小学生の頃、五島の福江教会の「けいこ部屋」と呼んでいた教会学校で、週に3回ほどカトリックの教えである「公教要理」を習っていた。
公教要理には問と答があって、全部で450問、付録として1問があった。
その中で一番よく覚えているのが
問 人がこの世にいるのは 何のためでありますか
答 人がこの世にいるのは天主を認め、愛し。これに
仕えついに天国の幸福を得るためであります。
問 天国とはどのような処でありますか
答 天国とは、天主を目の当たりに仰ぎ見て終わりなき幸福を受けるところであります。
私は何度も何度も暗唱した。
家へ帰っても、ずっと声を出して暗唱していると、母がその仲間に加わってくれた。
「天国はさ、一年中、きれいか色とりどりの花が咲いとって、その花の匂いがあたり一面にたちこめて、そして、きれいな音楽が聞こえてくるとよ。こげんな幸福なところは、この世のどこば探してもなかとよ。じゃけん、みんな、この世で罪ば犯さんごとして、天国に行こうじゃんね」と母は、さも今行って帰ってきたかのような、うっとりとした表情をして、私に言った。

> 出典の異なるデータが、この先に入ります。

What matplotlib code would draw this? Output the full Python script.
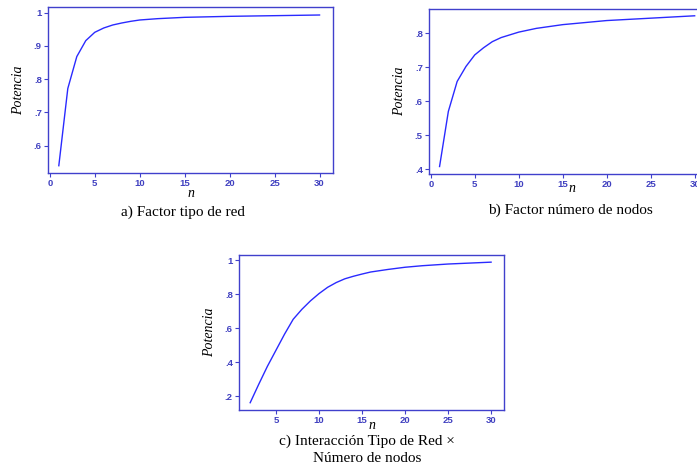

「どげんな匂いじゃろか?」 「この世にある、どげんよか香水よりも、いやいやこの世で嗅いだこともなか、よか匂いたいね」
三ツ子の魂百まで、私は現在75歳であるが、ずっと天国に憧れている。
この世でどんな王侯貴族であろうと、天国にあるような安らぎを覚えることはまず無いと思う。
天国にこそ、永遠の安らぎが待っていると思うので、母が言った「罪ば犯さんごとして天国に行こうじゃんね」がまた胸に広がる。